- What to work on -
Your answer should be a single number: the count of lines holding the word "with".

- Data provided -
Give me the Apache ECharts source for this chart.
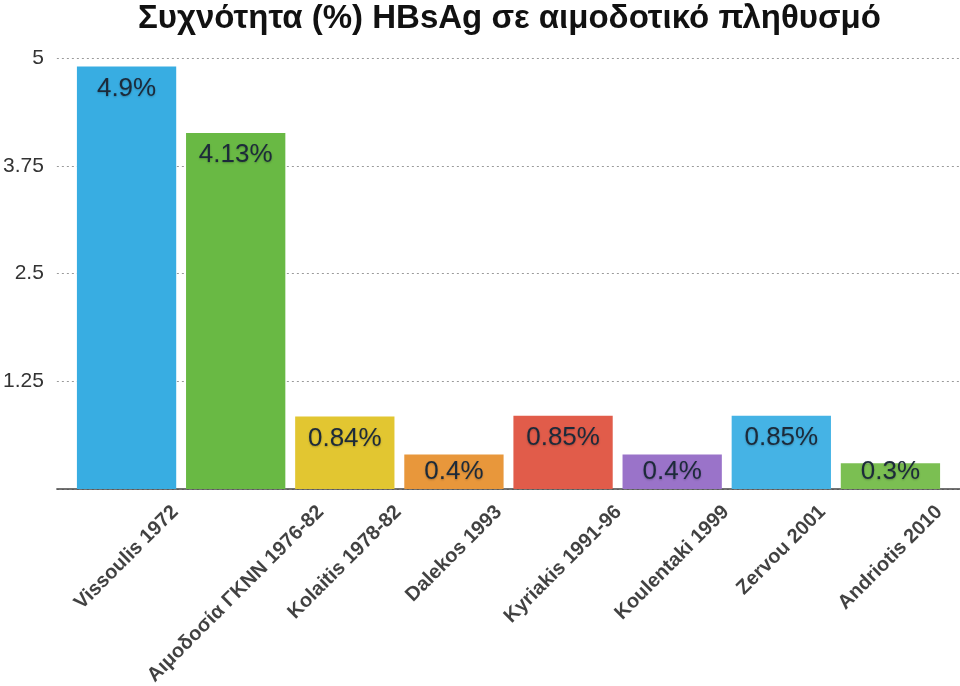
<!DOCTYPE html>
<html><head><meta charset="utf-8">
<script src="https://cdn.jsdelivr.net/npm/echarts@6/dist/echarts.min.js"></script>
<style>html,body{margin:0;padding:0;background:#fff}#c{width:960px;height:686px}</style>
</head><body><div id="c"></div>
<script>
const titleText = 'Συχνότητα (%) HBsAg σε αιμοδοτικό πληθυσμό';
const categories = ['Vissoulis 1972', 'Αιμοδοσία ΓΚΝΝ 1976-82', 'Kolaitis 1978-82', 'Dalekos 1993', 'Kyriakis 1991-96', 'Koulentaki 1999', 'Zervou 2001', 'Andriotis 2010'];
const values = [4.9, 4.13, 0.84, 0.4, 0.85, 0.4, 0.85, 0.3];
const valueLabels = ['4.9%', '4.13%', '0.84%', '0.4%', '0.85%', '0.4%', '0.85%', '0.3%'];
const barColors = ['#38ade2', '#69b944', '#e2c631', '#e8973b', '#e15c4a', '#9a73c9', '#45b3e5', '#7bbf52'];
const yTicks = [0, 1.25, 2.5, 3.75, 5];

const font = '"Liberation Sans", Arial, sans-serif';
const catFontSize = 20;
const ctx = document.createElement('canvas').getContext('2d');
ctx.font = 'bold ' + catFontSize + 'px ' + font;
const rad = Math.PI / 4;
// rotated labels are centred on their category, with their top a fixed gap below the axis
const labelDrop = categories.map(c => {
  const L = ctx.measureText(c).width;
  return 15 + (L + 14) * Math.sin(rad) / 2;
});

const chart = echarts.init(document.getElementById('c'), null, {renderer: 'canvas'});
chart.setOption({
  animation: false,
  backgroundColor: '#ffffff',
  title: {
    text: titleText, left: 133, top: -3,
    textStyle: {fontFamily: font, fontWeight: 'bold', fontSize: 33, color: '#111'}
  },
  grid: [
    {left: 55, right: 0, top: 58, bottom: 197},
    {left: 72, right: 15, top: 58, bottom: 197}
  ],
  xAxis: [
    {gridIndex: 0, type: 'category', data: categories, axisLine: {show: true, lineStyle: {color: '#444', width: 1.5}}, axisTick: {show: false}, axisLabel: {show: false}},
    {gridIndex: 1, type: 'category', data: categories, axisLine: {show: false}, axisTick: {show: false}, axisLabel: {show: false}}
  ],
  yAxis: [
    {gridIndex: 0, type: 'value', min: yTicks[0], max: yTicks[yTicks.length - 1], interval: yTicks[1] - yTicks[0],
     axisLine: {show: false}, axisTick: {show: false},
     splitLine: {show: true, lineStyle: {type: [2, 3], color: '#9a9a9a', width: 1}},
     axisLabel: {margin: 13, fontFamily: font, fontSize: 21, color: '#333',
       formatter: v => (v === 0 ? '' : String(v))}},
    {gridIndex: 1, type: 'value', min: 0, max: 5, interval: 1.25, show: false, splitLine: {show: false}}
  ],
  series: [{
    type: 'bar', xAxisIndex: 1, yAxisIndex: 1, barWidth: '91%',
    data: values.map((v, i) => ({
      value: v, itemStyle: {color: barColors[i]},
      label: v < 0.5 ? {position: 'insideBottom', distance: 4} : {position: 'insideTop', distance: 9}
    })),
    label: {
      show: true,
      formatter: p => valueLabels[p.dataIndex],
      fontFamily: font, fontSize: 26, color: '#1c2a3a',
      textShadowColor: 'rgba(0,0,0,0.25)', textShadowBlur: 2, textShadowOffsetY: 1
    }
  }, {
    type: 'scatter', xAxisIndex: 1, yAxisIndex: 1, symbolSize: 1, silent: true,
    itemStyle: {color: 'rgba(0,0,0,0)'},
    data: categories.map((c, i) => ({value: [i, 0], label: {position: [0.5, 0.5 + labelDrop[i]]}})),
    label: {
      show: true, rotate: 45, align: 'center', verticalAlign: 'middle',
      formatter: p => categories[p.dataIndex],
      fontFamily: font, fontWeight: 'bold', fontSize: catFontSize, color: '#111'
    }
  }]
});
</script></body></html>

--

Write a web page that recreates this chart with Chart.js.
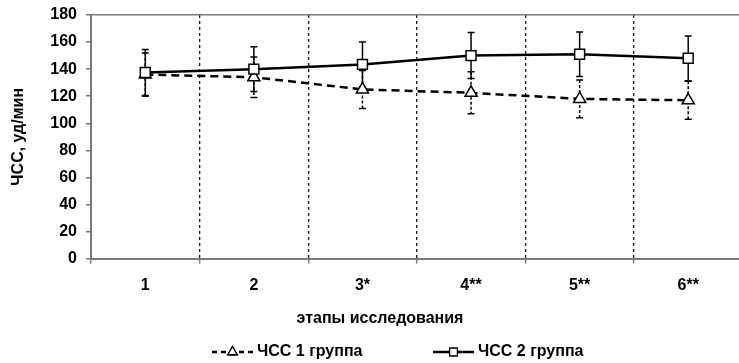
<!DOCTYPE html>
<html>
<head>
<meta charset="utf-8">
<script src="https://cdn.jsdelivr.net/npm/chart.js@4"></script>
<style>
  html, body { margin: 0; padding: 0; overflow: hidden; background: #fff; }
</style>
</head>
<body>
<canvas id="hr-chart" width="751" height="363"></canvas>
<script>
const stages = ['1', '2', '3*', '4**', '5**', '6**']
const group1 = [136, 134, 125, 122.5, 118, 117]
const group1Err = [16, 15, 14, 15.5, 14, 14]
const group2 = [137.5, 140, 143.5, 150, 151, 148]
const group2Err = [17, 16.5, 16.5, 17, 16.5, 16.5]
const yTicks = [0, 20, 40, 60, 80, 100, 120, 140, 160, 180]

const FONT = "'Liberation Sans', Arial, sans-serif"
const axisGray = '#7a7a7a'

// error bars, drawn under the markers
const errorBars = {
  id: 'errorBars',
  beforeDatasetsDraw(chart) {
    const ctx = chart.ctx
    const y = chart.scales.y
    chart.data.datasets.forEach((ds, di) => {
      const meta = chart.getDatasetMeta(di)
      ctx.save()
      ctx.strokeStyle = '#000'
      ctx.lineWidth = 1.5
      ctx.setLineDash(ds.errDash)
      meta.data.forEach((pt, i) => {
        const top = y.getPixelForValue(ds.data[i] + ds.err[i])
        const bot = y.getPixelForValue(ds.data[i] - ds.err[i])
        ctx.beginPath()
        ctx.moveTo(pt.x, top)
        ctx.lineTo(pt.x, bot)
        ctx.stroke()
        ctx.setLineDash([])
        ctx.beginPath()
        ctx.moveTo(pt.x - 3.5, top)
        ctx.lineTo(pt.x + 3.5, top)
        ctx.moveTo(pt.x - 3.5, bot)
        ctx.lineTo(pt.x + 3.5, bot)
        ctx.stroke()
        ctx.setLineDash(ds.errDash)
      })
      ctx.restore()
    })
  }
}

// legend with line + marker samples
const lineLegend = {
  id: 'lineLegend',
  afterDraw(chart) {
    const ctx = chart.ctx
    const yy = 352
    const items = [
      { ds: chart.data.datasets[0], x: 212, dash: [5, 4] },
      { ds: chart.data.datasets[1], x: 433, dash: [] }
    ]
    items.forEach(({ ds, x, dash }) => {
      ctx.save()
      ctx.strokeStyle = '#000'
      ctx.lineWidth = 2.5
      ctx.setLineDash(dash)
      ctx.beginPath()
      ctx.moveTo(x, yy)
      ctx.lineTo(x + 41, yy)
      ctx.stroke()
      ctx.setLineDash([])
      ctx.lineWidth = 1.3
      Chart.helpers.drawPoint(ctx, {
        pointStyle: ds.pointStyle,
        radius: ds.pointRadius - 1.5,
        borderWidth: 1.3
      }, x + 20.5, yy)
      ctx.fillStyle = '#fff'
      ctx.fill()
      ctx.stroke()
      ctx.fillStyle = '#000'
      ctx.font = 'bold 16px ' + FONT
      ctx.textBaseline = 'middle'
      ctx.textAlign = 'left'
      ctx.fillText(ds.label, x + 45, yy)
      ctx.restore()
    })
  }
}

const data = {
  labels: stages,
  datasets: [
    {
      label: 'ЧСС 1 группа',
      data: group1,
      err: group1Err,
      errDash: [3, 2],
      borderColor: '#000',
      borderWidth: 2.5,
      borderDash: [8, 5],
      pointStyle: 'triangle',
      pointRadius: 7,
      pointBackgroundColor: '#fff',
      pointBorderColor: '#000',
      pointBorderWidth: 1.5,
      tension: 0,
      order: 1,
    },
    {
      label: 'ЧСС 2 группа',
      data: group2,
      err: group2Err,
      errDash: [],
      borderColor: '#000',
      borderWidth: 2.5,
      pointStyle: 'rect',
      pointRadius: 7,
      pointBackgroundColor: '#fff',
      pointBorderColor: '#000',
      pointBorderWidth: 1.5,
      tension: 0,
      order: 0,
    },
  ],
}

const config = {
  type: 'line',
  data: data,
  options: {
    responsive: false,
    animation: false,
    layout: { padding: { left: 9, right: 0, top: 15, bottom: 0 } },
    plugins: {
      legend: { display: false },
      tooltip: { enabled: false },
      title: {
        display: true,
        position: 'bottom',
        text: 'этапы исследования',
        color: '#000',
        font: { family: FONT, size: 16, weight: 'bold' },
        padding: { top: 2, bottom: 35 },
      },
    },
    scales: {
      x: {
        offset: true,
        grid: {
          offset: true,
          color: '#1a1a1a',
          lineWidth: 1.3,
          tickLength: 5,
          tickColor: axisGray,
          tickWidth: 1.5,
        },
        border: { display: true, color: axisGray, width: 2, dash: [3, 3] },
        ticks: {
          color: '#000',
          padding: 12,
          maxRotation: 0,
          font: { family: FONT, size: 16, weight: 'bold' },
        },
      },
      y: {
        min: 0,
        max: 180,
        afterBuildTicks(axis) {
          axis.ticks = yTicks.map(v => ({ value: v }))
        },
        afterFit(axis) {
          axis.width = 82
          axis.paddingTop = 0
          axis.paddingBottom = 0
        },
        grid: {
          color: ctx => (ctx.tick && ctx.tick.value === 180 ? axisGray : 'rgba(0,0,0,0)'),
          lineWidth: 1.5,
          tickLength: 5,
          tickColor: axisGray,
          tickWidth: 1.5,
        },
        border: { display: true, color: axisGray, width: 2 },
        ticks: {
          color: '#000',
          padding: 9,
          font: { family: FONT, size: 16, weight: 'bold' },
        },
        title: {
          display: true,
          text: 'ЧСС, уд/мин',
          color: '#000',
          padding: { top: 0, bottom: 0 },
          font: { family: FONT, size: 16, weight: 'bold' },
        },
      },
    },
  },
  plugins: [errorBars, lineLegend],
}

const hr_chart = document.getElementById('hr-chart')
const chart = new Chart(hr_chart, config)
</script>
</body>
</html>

- Exercise response -
3